April 11 (Reuters) - Most base metals fell on Monday, with aluminium prices sliding to their lowest in nearly four weeks, weighed down by a stronger U.S. dollar and demand concerns as top consumer China continues to grapple with lockdowns and COVID-19 cases.

Benchmark aluminium on the London Metal Exchange was down 1.2% at $3,335, as of 0509 GMT, after touching the lowest since March 17, while copper dipped 0.6% to $10,265 a tonne.

The most-traded May aluminium contract on the Shanghai Futures Exchange was down 2.7% at 21,215 yuan ($3,329.31) a tonne by noon break.

ShFE nickel dropped 3.4% to 206,100 yuan ($32,343.62) a tonne, after falling to its lowest since March 23 earlier in the session.

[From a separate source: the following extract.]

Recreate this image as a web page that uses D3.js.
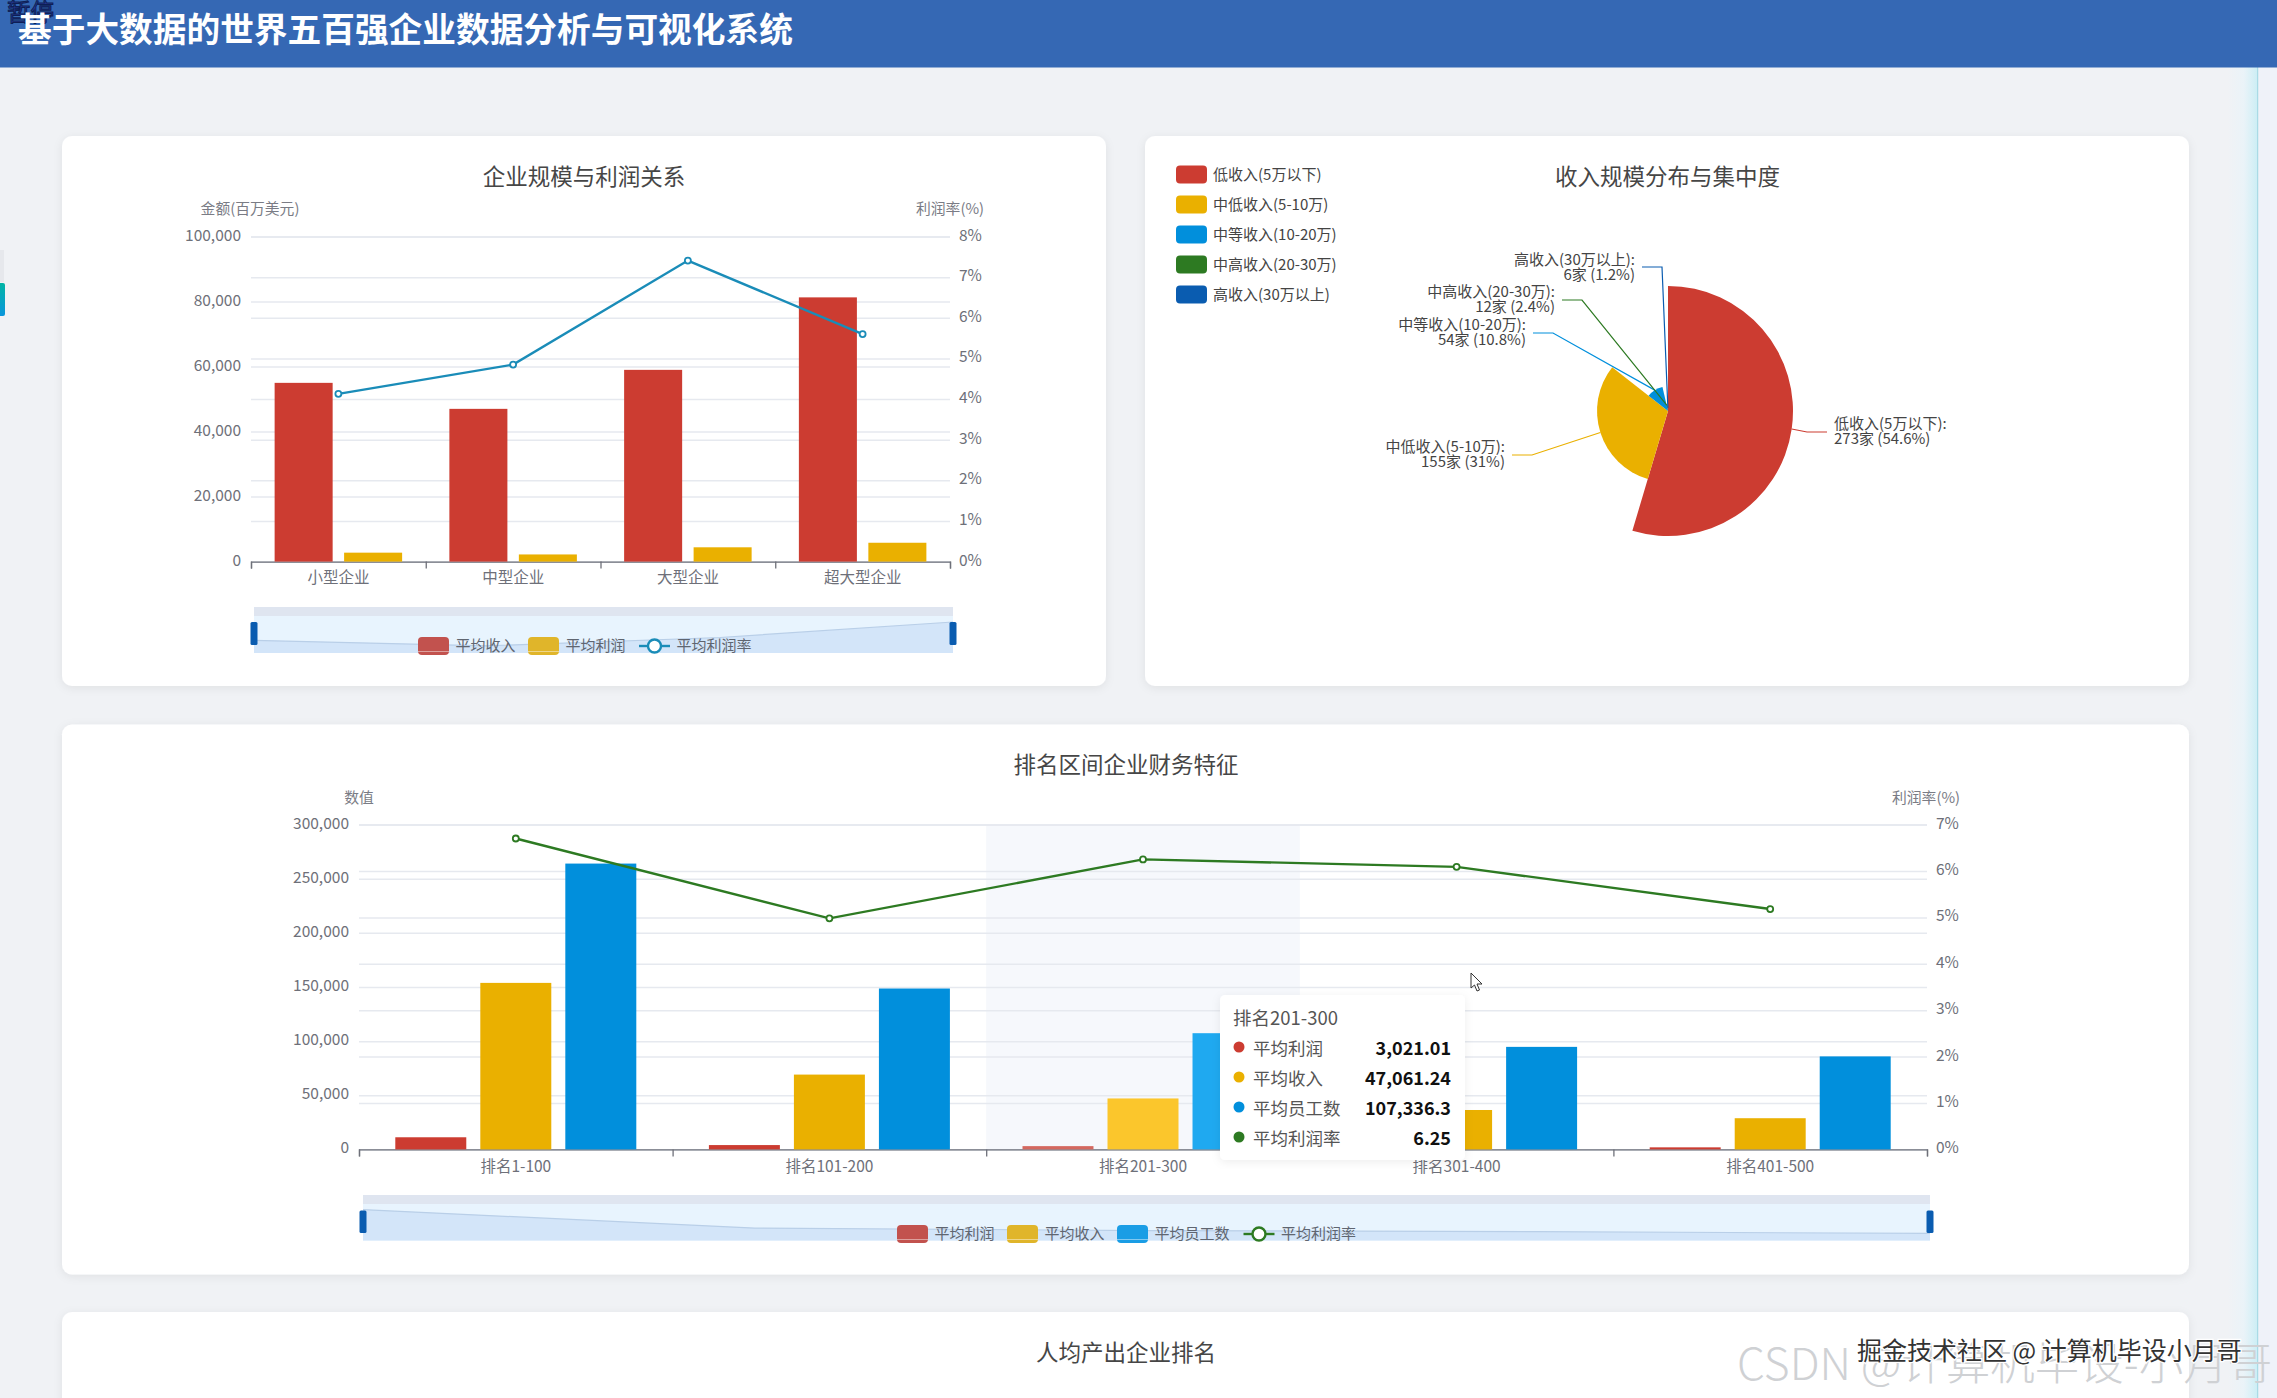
<!DOCTYPE html>
<html><head><meta charset="utf-8">
<script src="https://cdnjs.cloudflare.com/ajax/libs/d3/7.8.5/d3.min.js"></script>
<style>
html,body{margin:0;padding:0;background:#f0f2f5;overflow:hidden}
text{font-family:"Noto Sans CJK SC","Noto Sans",sans-serif}
</style></head><body><svg id="c" width="2277" height="1398"></svg>
<script>
// ---- data ----
const sizeCategories = ["小型企业","中型企业","大型企业","超大型企业"];
const sizeRevenue = [55000, 47000, 59000, 81300];
const sizeProfit = [2750, 2200, 4400, 5800];
const sizeMargin = [4.13, 4.85, 7.41, 5.60];

const incomeBuckets = ["低收入(5万以下)","中低收入(5-10万)","中等收入(10-20万)","中高收入(20-30万)","高收入(30万以上)"];
const incomeCounts = [273, 155, 54, 12, 6];

const rankCategories = ["排名1-100","排名101-200","排名201-300","排名301-400","排名401-500"];
const rankProfit = [11200, 4000, 3021.01, 2600, 1900];
const rankRevenue = [153800, 69100, 47061.24, 36400, 28800];
const rankStaff = [264000, 148600, 107336.3, 94700, 85900];
const rankMargin = [6.70, 4.98, 6.25, 6.09, 5.18];

const leftTicks1 = [0,20000,40000,60000,80000,100000];
const rightTicks1 = [0,1,2,3,4,5,6,7,8];
const leftTicks3 = [0,50000,100000,150000,200000,250000,300000];
const rightTicks3 = [0,1,2,3,4,5,6,7];

// ---- styling / layout ----
const RED="#cc3c31", YEL="#eab000", BLU="#018fdc", GRN="#2d7a22", DBL="#0a5cb0", TEAL="#1a8cb8";
const pieColors=[RED,YEL,BLU,GRN,DBL];
const TXT="#6e7079";
const svg=d3.select("#c");
const defs=svg.append("defs");
const sh=defs.append("filter").attr("id","sh").attr("x","-5%").attr("y","-5%").attr("width","110%").attr("height","110%");
sh.append("feDropShadow").attr("dx",0).attr("dy",2).attr("stdDeviation",5).attr("flood-color","#000").attr("flood-opacity",0.07);
const teal=defs.append("linearGradient").attr("id","teal").attr("x1",0).attr("x2",0).attr("y1",0).attr("y2",1);
teal.append("stop").attr("offset",0).attr("stop-color","#00b5a5");
teal.append("stop").attr("offset",1).attr("stop-color","#0a96dc");
const strip=defs.append("linearGradient").attr("id","strip");
strip.append("stop").attr("offset",0).attr("stop-color","#f0f2f5");
strip.append("stop").attr("offset",0.55).attr("stop-color","#eaf3f8");
strip.append("stop").attr("offset",1).attr("stop-color","#cdeef5");

function T(g,x,y,s,o={}){
  return g.append("text").attr("x",x).attr("y",y).attr("dominant-baseline","central")
    .attr("text-anchor",o.a||"start").attr("font-size",o.s||15).attr("fill",o.c||TXT)
    .attr("font-weight",o.w||400).text(s);
}
// page furniture
svg.append("rect").attr("x",2228).attr("y",67).attr("width",29).attr("height",1331).attr("fill","url(#strip)");
svg.append("rect").attr("x",2257).attr("y",67).attr("width",1.5).attr("height",1331).attr("fill","#a9dbe6");
svg.append("rect").attr("x",2258.5).attr("y",67).attr("width",19).attr("height",1331).attr("fill","#eff2f9");
svg.append("rect").attr("x",0).attr("y",0).attr("width",2277).attr("height",67.5).attr("fill","#3568b4");
svg.append("rect").attr("x",0).attr("y",250).attr("width",4).attr("height",32).attr("fill","#e6e8ec");
svg.append("rect").attr("x",-3).attr("y",283).attr("width",8).attr("height",33).attr("rx",2).attr("fill","url(#teal)");
T(svg,7,11,"暂停",{s:23.5,c:"#2a3a9a"}).attr("stroke","#0d1f55").attr("stroke-width",1);
T(svg,18,27,"基于大数据的世界五百强企业数据分析与可视化系统",{s:33.7,c:"#fff",w:700});

function card(x,y,w,h){svg.append("rect").attr("x",x).attr("y",y).attr("width",w).attr("height",h).attr("rx",10).attr("fill","#fff").attr("filter","url(#sh)");}
card(62,136,1044,550); card(1145,136,1044,550); card(62,724.5,2127,550); card(62,1312,2127,120);
T(svg,584,174.5,"企业规模与利润关系",{s:22.5,a:"middle",c:"#464646"});
T(svg,1667.5,174.5,"收入规模分布与集中度",{s:22.5,a:"middle",c:"#464646"});
T(svg,1126,763,"排名区间企业财务特征",{s:22.5,a:"middle",c:"#464646"});
T(svg,1126,1351,"人均产出企业排名",{s:22.5,a:"middle",c:"#464646"});

function frame(o){
  const g=svg.append("g");
  const x=d3.scaleBand().domain(o.cats).range([o.x0,o.x1]);
  const yL=d3.scaleLinear().domain([0,d3.max(o.lt)]).range([o.yb,o.yt]);
  const yR=d3.scaleLinear().domain([0,d3.max(o.rt)]).range([o.yb,o.yt]);
  if(o.hi!=null) g.append("rect").attr("x",x(o.cats[o.hi])).attr("y",o.yt).attr("width",x.bandwidth()).attr("height",o.yb-o.yt).attr("fill","#f6f8fc");
  const grid=(ax)=>ax.call(s=>s.select(".domain").remove())
     .call(s=>s.selectAll(".tick line").attr("stroke","#e6e9ef").attr("stroke-width",1.5))
     .call(s=>s.selectAll(".tick text").attr("fill",TXT).attr("font-size",15.5).attr("font-family",'"Noto Sans CJK SC"').attr("dy",".22em"));
  g.append("g").attr("transform",`translate(${o.x0},0)`).call(d3.axisLeft(yL).tickValues(o.lt).tickFormat(d3.format(",")).tickSize(-(o.x1-o.x0)).tickPadding(10)).call(grid);
  g.append("g").attr("transform",`translate(${o.x1},0)`).call(d3.axisRight(yR).tickValues(o.rt).tickFormat(d=>d+"%").tickSize(-(o.x1-o.x0)).tickPadding(10)).call(grid)
    .call(s=>s.selectAll(".tick text").attr("x",9));
  const n=o.cats.length;
  const tickX=d3.scaleLinear().domain([0,n]).range([o.x0,o.x1]);
  g.append("g").attr("transform",`translate(0,${o.yb})`).call(d3.axisBottom(tickX).tickValues(d3.range(n+1)).tickFormat("").tickSize(7))
    .call(s=>s.select(".domain").attr("stroke",TXT).attr("stroke-width",1.3))
    .call(s=>s.selectAll(".tick line").attr("stroke",TXT).attr("stroke-width",1.3));
  g.append("g").attr("transform",`translate(0,${o.yb})`).call(d3.axisBottom(x).tickSize(0).tickPadding(o.cp))
    .call(s=>s.select(".domain").remove())
    .call(s=>s.selectAll(".tick text").attr("fill",TXT).attr("font-size",15.5).attr("font-family",'"Noto Sans CJK SC"'));
  T(g,o.nameL,o.nameY,o.nameLText,{a:"middle",s:14.8,c:"#7a7c85"});
  T(g,o.nameR,o.nameY,"利润率(%)",{a:"middle",s:14.8,c:"#7a7c85"});
  // bars
  const inner=d3.scaleBand().domain(d3.range(o.series.length)).range([0,x.bandwidth()]).paddingInner(o.bp).paddingOuter(o.op);
  o.series.forEach((s,i)=>{
    g.selectAll(null).data(s.v).join("rect")
      .attr("x",(d,k)=>x(o.cats[k])+inner(i)).attr("width",inner.bandwidth())
      .attr("y",d=>yL(d)).attr("height",d=>o.yb-yL(d))
      .attr("fill",(d,k)=>k===o.hi?s.h:s.c);
  });
  // line
  const lx=(d,k)=>x(o.cats[k])+x.bandwidth()/2;
  g.append("path").datum(o.line).attr("fill","none").attr("stroke",o.lc).attr("stroke-width",2.4)
    .attr("d",d3.line().x(lx).y(d=>yR(d)));
  g.selectAll(null).data(o.line).join("circle").attr("cx",lx).attr("cy",d=>yR(d)).attr("r",3)
    .attr("fill","#fff").attr("stroke",o.lc).attr("stroke-width",1.8);
  // data zoom
  const z=o.z, zg=svg.append("g");
  zg.append("rect").attr("x",z.x0).attr("y",z.y0).attr("width",z.x1-z.x0).attr("height",z.y1-z.y0).attr("fill","#e8f4fe");
  zg.append("rect").attr("x",z.x0).attr("y",z.y0).attr("width",z.x1-z.x0).attr("height",z.bar).attr("fill","#dfe5f0");
  const ext=d3.extent(z.v), pad=(ext[1]-ext[0])*0.3;
  const zy=d3.scaleLinear().domain([ext[0]-pad,ext[1]]).range([z.y1,z.top]);
  const zx=d3.scalePoint().domain(d3.range(z.v.length)).range([z.x0,z.x1]);
  zg.append("path").datum(z.v).attr("fill","#d3e5f9").attr("d",d3.area().x((d,k)=>zx(k)).y0(z.y1).y1(d=>zy(d)));
  zg.append("path").datum(z.v).attr("fill","none").attr("stroke","#b9cfe8").attr("stroke-width",1.2).attr("d",d3.line().x((d,k)=>zx(k)).y(d=>zy(d)));
  [z.x0,z.x1].forEach(hx=>zg.append("rect").attr("x",hx-3.5).attr("y",z.hy0).attr("width",7).attr("height",z.hy1-z.hy0).attr("rx",1.5).attr("fill",DBL));
  // legend
  o.legend.forEach(l=>{
    const lg=svg.append("g");
    if(l.line){
      lg.append("line").attr("x1",l.x).attr("x2",l.x+31).attr("y1",o.ly).attr("y2",o.ly).attr("stroke",l.c).attr("stroke-width",2.4);
      lg.append("circle").attr("cx",l.x+15.5).attr("cy",o.ly).attr("r",6.5).attr("fill","#fff").attr("stroke",l.c).attr("stroke-width",2.4);
    }else{
      lg.append("rect").attr("x",l.x).attr("y",o.ly-9).attr("width",31).attr("height",18).attr("rx",4).attr("fill",l.c);
      lg.append("rect").attr("x",l.x).attr("y",o.ly+5).attr("width",31).attr("height",1).attr("fill","#fff").attr("opacity",.45);
    }
    T(lg,l.x+37.5,o.ly-2,l.t,{s:15,c:"#5f6570"});
  });
}

frame({cats:sizeCategories,x0:251,x1:950,yt:236.6,yb:561.6,lt:leftTicks1,rt:rightTicks1,cp:10,
  nameL:250,nameR:950,nameY:207,nameLText:"金额(百万美元)",
  series:[{v:sizeRevenue,c:RED},{v:sizeProfit,c:YEL}],bp:0.165,op:0.34,line:sizeMargin,lc:TEAL,
  z:{x0:254,x1:953,y0:607,y1:653,bar:9,top:622,hy0:622,hy1:645,v:sizeRevenue},ly:646,
  legend:[{x:418,t:"平均收入",c:"#c2524e"},{x:528,t:"平均利润",c:"#e0b52a"},{x:639,t:"平均利润率",c:TEAL,line:1}]});

frame({cats:rankCategories,x0:359,x1:1927,yt:824.6,yb:1149.4,lt:leftTicks3,rt:rightTicks3,hi:2,cp:11.5,
  nameL:359,nameR:1926,nameY:796,nameLText:"数值",
  series:[{v:rankProfit,c:RED,h:"#d4685f"},{v:rankRevenue,c:YEL,h:"#fbc62c"},{v:rankStaff,c:BLU,h:"#1fa9f0"}],bp:0.165,op:0.427,line:rankMargin,lc:GRN,
  z:{x0:363,x1:1930,y0:1195,y1:1240.6,bar:9,top:1209.6,hy0:1210.5,hy1:1233,v:rankProfit},ly:1234,
  legend:[{x:897,t:"平均利润",c:"#c2524e"},{x:1007,t:"平均收入",c:"#e0b52a"},{x:1117,t:"平均员工数",c:"#1a9de5"},{x:1243.5,t:"平均利润率",c:GRN,line:1}]});

// ---- pie ----
const pieCx=1668, pieCy=411;
const total=d3.sum(incomeCounts);
const pie=d3.pie().sort(null)(incomeCounts);
const rr=d3.scaleLinear().domain([0,d3.max(incomeCounts)]).range([0,125]);
const pg=svg.append("g").attr("transform",`translate(${pieCx},${pieCy})`);
const arc=d3.arc().innerRadius(0).outerRadius(d=>rr(d.value));
pg.selectAll("path").data(pie).join("path").attr("d",arc).attr("fill",(d,i)=>pieColors[i]);
// label elbows, as offsets from the pie centre
const labelElbows=[[139,21],[-136,44],[-115,-78],[-86,-111],[-6,-144]];
const labelTextY=[[11.9,26.4],[34,49],[-88,-73],[-121,-106],[-153,-138]];
pie.forEach((d,i)=>{
  const mid=(d.startAngle+d.endAngle)/2, r=rr(d.value);
  const sx=Math.sin(mid)*r, sy=-Math.cos(mid)*r;
  const [ex,ey]=labelElbows[i], dir=ex>0?1:-1;
  pg.append("path").attr("fill","none").attr("stroke",pieColors[i]).attr("stroke-width",1.2)
    .attr("d",d3.line()([[sx,sy],[ex,ey],[ex+dir*20,ey]]));
  const tx=ex+dir*27, a=dir>0?"start":"end";
  const pct=+(d.value/total*100).toFixed(1);
  T(pg,tx,labelTextY[i][0],incomeBuckets[i]+":",{s:15,a,c:"#444"});
  T(pg,tx,labelTextY[i][1],`${d.value}家 (${pct}%)`,{s:15,a,c:"#444"});
});
incomeBuckets.forEach((b,i)=>{
  const y=174.5+i*30;
  svg.append("rect").attr("x",1176).attr("y",y-9).attr("width",31).attr("height",18).attr("rx",4).attr("fill",pieColors[i]);
  T(svg,1213,y-1,b,{s:15,c:"#444"});
});

// ---- tooltip ----
const ti=2, tt=svg.append("g");
tt.append("rect").attr("x",1220).attr("y",995).attr("width",245).attr("height",165).attr("rx",5).attr("fill","#fff").attr("filter","url(#sh)");
T(tt,1233,1016.5,rankCategories[ti],{s:18.5,c:"#555"});
[["平均利润",rankProfit,RED],["平均收入",rankRevenue,YEL],["平均员工数",rankStaff,BLU],["平均利润率",rankMargin,GRN]].forEach((r,i)=>{
  const y=1047+i*30;
  tt.append("circle").attr("cx",1239).attr("cy",y).attr("r",5.5).attr("fill",r[2]);
  T(tt,1253,y,r[0],{s:17.5,c:"#555"});
  T(tt,1451,y,d3.format(",")(r[1][ti]),{s:18,c:"#111",w:700,a:"end"});
});
// mouse cursor
svg.append("path").attr("transform","translate(1471,973)")
  .attr("d","M0 0 L0 15 L3.5 12 L6 18 L8.5 17 L6 11 L11 11 Z").attr("fill","#fff").attr("stroke","#333").attr("stroke-width",1);

// ---- screen-recording watermarks ----
T(svg,1737,1360,"CSDN @计算机毕设-小月哥",{s:44.5,c:"#cfd1d4",w:300});
T(svg,1857,1349,"掘金技术社区 @ 计算机毕设小月哥",{s:25,c:"#333"}).attr("stroke","#fff").attr("stroke-width",2.5).attr("paint-order","stroke");
</script></body></html>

"A stronger dollar and resurgence of COVID-19 in China are major headwinds for the industrial metals right now," said Jigar Trivedi, a commodities analyst at Mumbai-based broker Anand Rathi Shares.

"However, looking at the LME warehouse inventories, the demand is at pre-COVID levels and energy cost is higher owing to Russia-Ukraine crisis, the outlook for new age materials, like battery metals aluminium, zinc and copper is bullish."

The U.S. dollar index topped 100 for the first time in nearly two years on Friday, and was up 0.1% at 99.904 earlier in the day, supported by the prospect of a more aggressive pace of Federal Reserve tightening.

A stronger dollar makes greenback-denominated metals more expensive for buyers using other currencies.

Chinese financial centre Shanghai, a city of 26 million people, has been locked down under its "zero tolerance" for COVID-19. The city reported 25,173 new asymptomatic cases and 914 symptomatic cases for April 10.

China's factory-gate and consumer prices rose faster than expected in March as Russia's invasion of Ukraine, persistent supply chain bottlenecks and production snags caused by local COVID flare-ups added to commodity cost pressures.

FUNDAMENTALS

STOCKS: Asian shares slipped ahead of a week packed with central bank meetings and U.S. inflation data, while the euro eked out a gain on relief the far right did not win the first round of the French presidential elections.

LME PRICES: Zinc was up 0.5% at $4,277 a tonne, lead eased 0.2% to $2,390 and tin fell 0.5% to $43,500.